==== Supplied material
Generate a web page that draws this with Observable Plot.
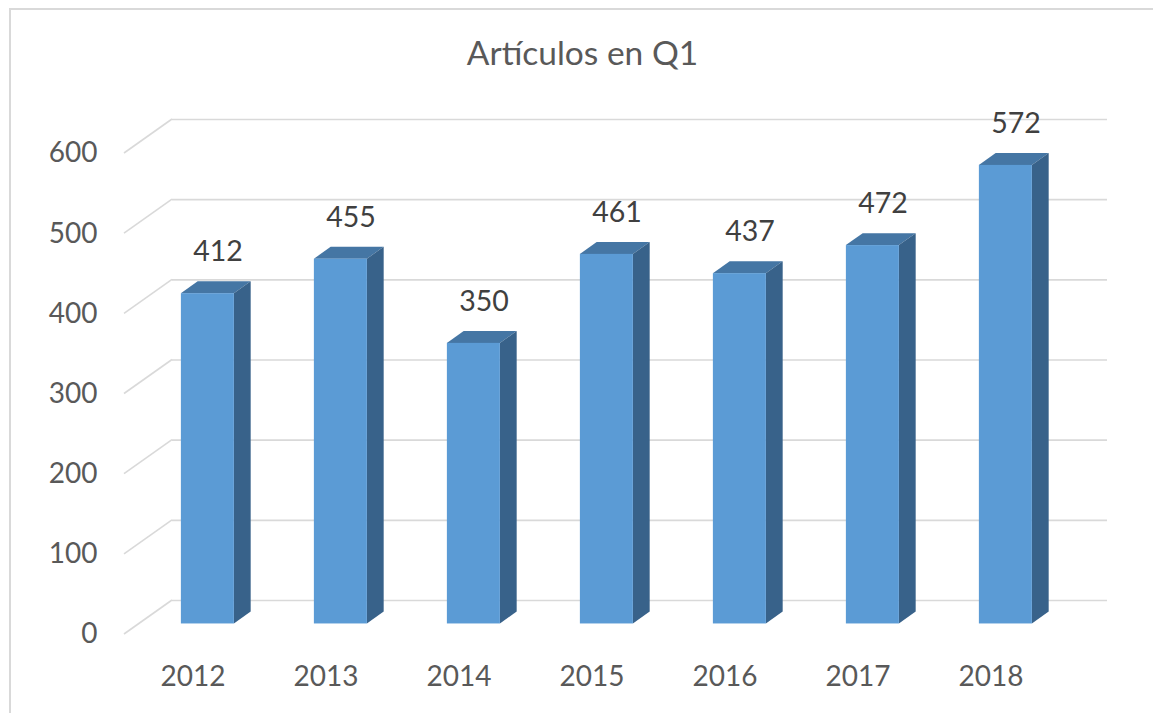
<!DOCTYPE html>
<html><head><meta charset="utf-8">
<script src="https://cdn.jsdelivr.net/npm/d3@7"></script>
<script src="https://cdn.jsdelivr.net/npm/@observablehq/plot@0.6"></script>
<style>
html,body{margin:0;padding:0;background:#fff;}
#frame{position:absolute;left:9px;top:8px;width:1150px;height:710px;border:2px solid #d9d9d9;box-sizing:border-box;}
#title{position:absolute;left:0;width:1165px;top:32px;line-height:40px;text-align:center;font-family:Lato,sans-serif;font-size:33.5px;color:#595959;}
#chart{position:absolute;left:0;top:0;}
</style></head>
<body>
<div id="frame"></div>
<div id="title">Artículos en Q1</div>
<div id="chart"></div>
<script>
const years = ["2012","2013","2014","2015","2016","2017","2018"];
const values = [412,455,350,461,437,472,572];
const yTicks = [0,100,200,300,400,500,600];

const data = years.map((year, i) => ({year, value: values[i]}));

const floorDepth = [48, -34];
const barNear = 0.31, barFar = 0.66;
const barInset = 40;
const colors = {front:"#5b9bd5", top:"#4576a4", side:"#38628a", grid:"#d9d9d9", label:"#404040"};

const nearDx = floorDepth[0]*barNear, nearDy = floorDepth[1]*barNear;
const sideDx = floorDepth[0]*(barFar-barNear), sideDy = floorDepth[1]*(barFar-barNear);

function diagonals(index, scales, values, dimensions) {
  const g = d3.create("svg:g");
  const y = scales.y;
  const x0 = dimensions.marginLeft;
  for (const t of yTicks) {
    g.append("line")
      .attr("x1", x0).attr("y1", y(t))
      .attr("x2", x0 + floorDepth[0]).attr("y2", y(t) + floorDepth[1])
      .attr("stroke", colors.grid).attr("stroke-width", 1.6);
  }
  return g.node();
}

function barFaces(index, scales) {
  const g = d3.create("svg:g");
  const x = scales.x, y = scales.y;
  const bw = x.bandwidth ? x.bandwidth() : (x(years[1]) - x(years[0]));
  for (const d of data) {
    const left = x(d.year) + barInset + nearDx;
    const right = x(d.year) + bw - barInset + nearDx;
    const top = y(d.value) + nearDy, bottom = y(0) + nearDy;
    g.append("polygon")
      .attr("points", [[left, top], [right, top], [right + sideDx, top + sideDy], [left + sideDx, top + sideDy]].map(p => p.join(",")).join(" "))
      .attr("fill", colors.top);
    g.append("polygon")
      .attr("points", [[right, top], [right + sideDx, top + sideDy], [right + sideDx, bottom + sideDy], [right, bottom]].map(p => p.join(",")).join(" "))
      .attr("fill", colors.side);
  }
  return g.node();
}

const chart = Plot.plot({
  width: 1153,
  height: 713,
  marginLeft: 124,
  marginRight: 94,
  marginTop: 153,
  marginBottom: 79,
  style: {fontFamily: "Lato, sans-serif", fontSize: "28px", color: "#595959", background: "transparent", overflow: "visible"},
  x: {domain: years, padding: 0, tickSize: 0, tickPadding: 32, label: null},
  y: {domain: [0, 600], ticks: yTicks, tickSize: 0, tickPadding: 27, label: null},
  marks: [
    Plot.ruleY(yTicks, {dx: floorDepth[0], dy: floorDepth[1], stroke: colors.grid, strokeWidth: 1.6}),
    diagonals,
    barFaces,
    Plot.barY(data, {x: "year", y: "value", fill: colors.front, insetLeft: barInset, insetRight: barInset, dx: nearDx, dy: nearDy}),
    Plot.text(data, {x: "year", y: "value", text: d => String(d.value), dx: 25, dy: -52, fill: colors.label, fontSize: 28.5})
  ]
});
document.getElementById("chart").appendChild(chart);
</script>
</body></html>
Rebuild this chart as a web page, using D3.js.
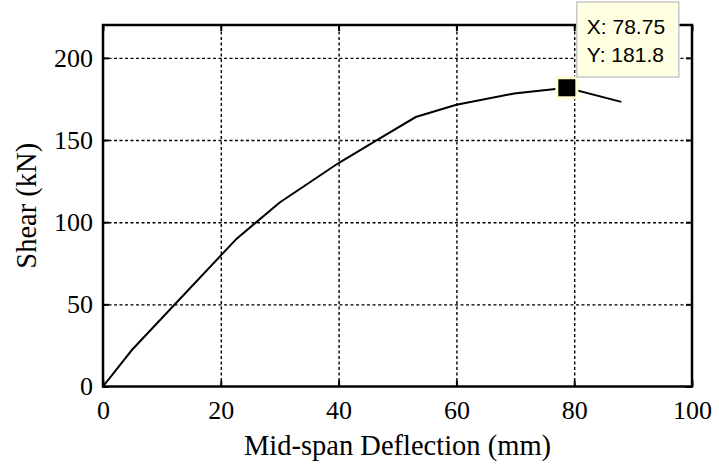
<!DOCTYPE html>
<html>
<head>
<meta charset="utf-8">
<script src="https://cdn.jsdelivr.net/npm/d3@7"></script>
<style>
  body { margin: 0; background: #fff; }
  .tick text { font-family: "Liberation Serif", "Times New Roman", serif; font-size: 26px; fill: #000; }
  .grid line { stroke: #000; stroke-width: 1.4; stroke-dasharray: 3,2.5; }
  .grid path { display: none; }
</style>
</head>
<body>
<div class="graph-section"></div>
<script>
// mid-span deflection (mm) vs shear (kN)
var deflection = [0, 4.9, 22.7, 30, 40, 46.5, 53.1, 60, 69.8, 78.75, 88];
var shear = [0, 22.2, 90, 112, 136, 150, 164, 171.5, 178.3, 181.8, 173.2];
var xTicks = [0, 20, 40, 60, 80, 100];
var yTicks = [0, 50, 100, 150, 200];
var tipX = 78.75, tipY = 181.8;

var screen = { width: 719, height: 465 };
var margins = { top: 25, bottom: 78.5, left: 103, right: 27 };

var w = screen.width - margins.left - margins.right;
var h = screen.height - margins.top - margins.bottom;

var xScale = d3.scaleLinear().domain([0, 100]).range([0, w]);
var yScale = d3.scaleLinear().domain([0, 220]).range([h, 0]);

var svg = d3.select(".graph-section")
  .append("svg")
  .attr("width", screen.width)
  .attr("height", screen.height);

var plot = svg.append("g")
  .attr("transform", "translate(" + margins.left + "," + margins.top + ")");

// grid
plot.append("g").classed("grid", true)
  .attr("transform", "translate(0," + h + ")")
  .call(d3.axisBottom(xScale).tickValues(xTicks.slice(1, -1)).tickSize(-h).tickFormat(""));
plot.append("g").classed("grid", true)
  .call(d3.axisLeft(yScale).tickValues(yTicks.slice(1)).tickSize(-w).tickFormat(""));

// inward ticks on all sides
var tickLen = 6;
var styleTicks = function(g){ g.select(".domain").remove(); g.selectAll("line").attr("stroke-width", 2); };
plot.append("g")
  .attr("transform", "translate(0," + h + ")")
  .call(d3.axisBottom(xScale).tickValues(xTicks).tickSizeInner(-tickLen).tickSizeOuter(0).tickPadding(14))
  .call(styleTicks);
plot.append("g")
  .call(d3.axisTop(xScale).tickValues(xTicks).tickSizeInner(-tickLen).tickSizeOuter(0).tickFormat(""))
  .call(styleTicks);
plot.append("g")
  .call(d3.axisLeft(yScale).tickValues(yTicks).tickSizeInner(-tickLen).tickSizeOuter(0).tickPadding(10))
  .call(styleTicks);
plot.append("g")
  .attr("transform", "translate(" + w + ",0)")
  .call(d3.axisRight(yScale).tickValues(yTicks).tickSizeInner(-tickLen).tickSizeOuter(0).tickFormat(""))
  .call(styleTicks);

// frame
plot.append("rect")
  .attr("x", 0).attr("y", 0)
  .attr("width", w).attr("height", h)
  .attr("fill", "none")
  .attr("stroke", "#000")
  .attr("stroke-width", 2.5);

// curve
var pts = deflection.map(function(d, i){ return [d, shear[i]]; });
var line = d3.line()
  .x(function(d){ return xScale(d[0]); })
  .y(function(d){ return yScale(d[1]); });

plot.append("path")
  .datum(pts)
  .attr("d", line)
  .attr("fill", "none")
  .attr("stroke", "#000")
  .attr("stroke-width", 2);

// data tip marker
var mx = xScale(tipX), my = yScale(tipY);
plot.append("rect")
  .attr("x", mx - 11.5).attr("y", my - 11.5)
  .attr("width", 23).attr("height", 23)
  .attr("fill", "#ffffd2");
plot.append("rect")
  .attr("x", mx - 8.5).attr("y", my - 8.5)
  .attr("width", 17).attr("height", 17)
  .attr("fill", "#000");

// data tip box
var tip = svg.append("g")
  .attr("transform", "translate(" + (margins.left + mx + 10) + ",2)");
tip.append("rect")
  .attr("x", 0).attr("y", 0)
  .attr("width", 102).attr("height", 75)
  .attr("fill", "#ffffe1")
  .attr("stroke", "#c8c8c8")
  .attr("stroke-width", 1.5);
tip.selectAll("text")
  .data(["X: " + tipX, "Y: " + tipY])
  .enter()
  .append("text")
  .attr("x", 10)
  .attr("y", function(d, i){ return 32 + i * 28; })
  .attr("font-family", "Liberation Sans, Arial, sans-serif")
  .attr("font-size", 21)
  .attr("fill", "#000")
  .text(function(d){ return d; });

// axis titles
svg.append("text")
  .attr("x", margins.left + w / 2)
  .attr("y", 455)
  .attr("text-anchor", "middle")
  .attr("font-family", "Liberation Serif, Times New Roman, serif")
  .attr("font-size", 28.5)
  .text("Mid-span Deflection (mm)");

svg.append("text")
  .attr("transform", "translate(36," + (margins.top + h / 2) + ") rotate(-90)")
  .attr("text-anchor", "middle")
  .attr("font-family", "Liberation Serif, Times New Roman, serif")
  .attr("font-size", 28.5)
  .text("Shear (kN)");
</script>
</body>
</html>
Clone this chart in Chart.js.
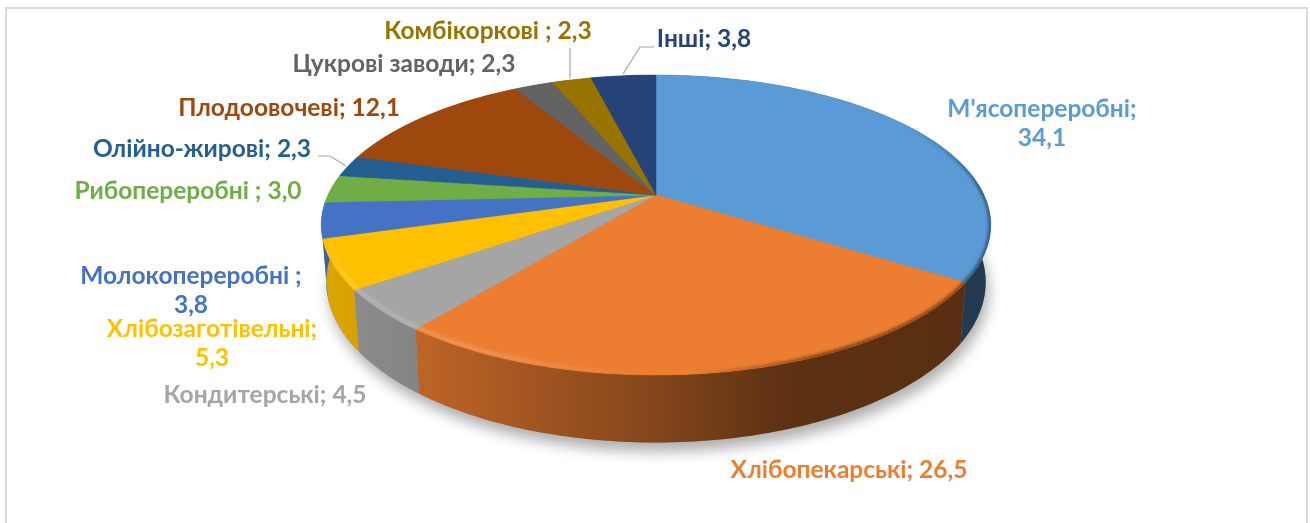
========
● What you will do
Pick out every line with the string "page" and copy it.

● Response to the task
Generate a web page that draws this with Observable Plot.
Rebuild this chart as a web page, using D3.js.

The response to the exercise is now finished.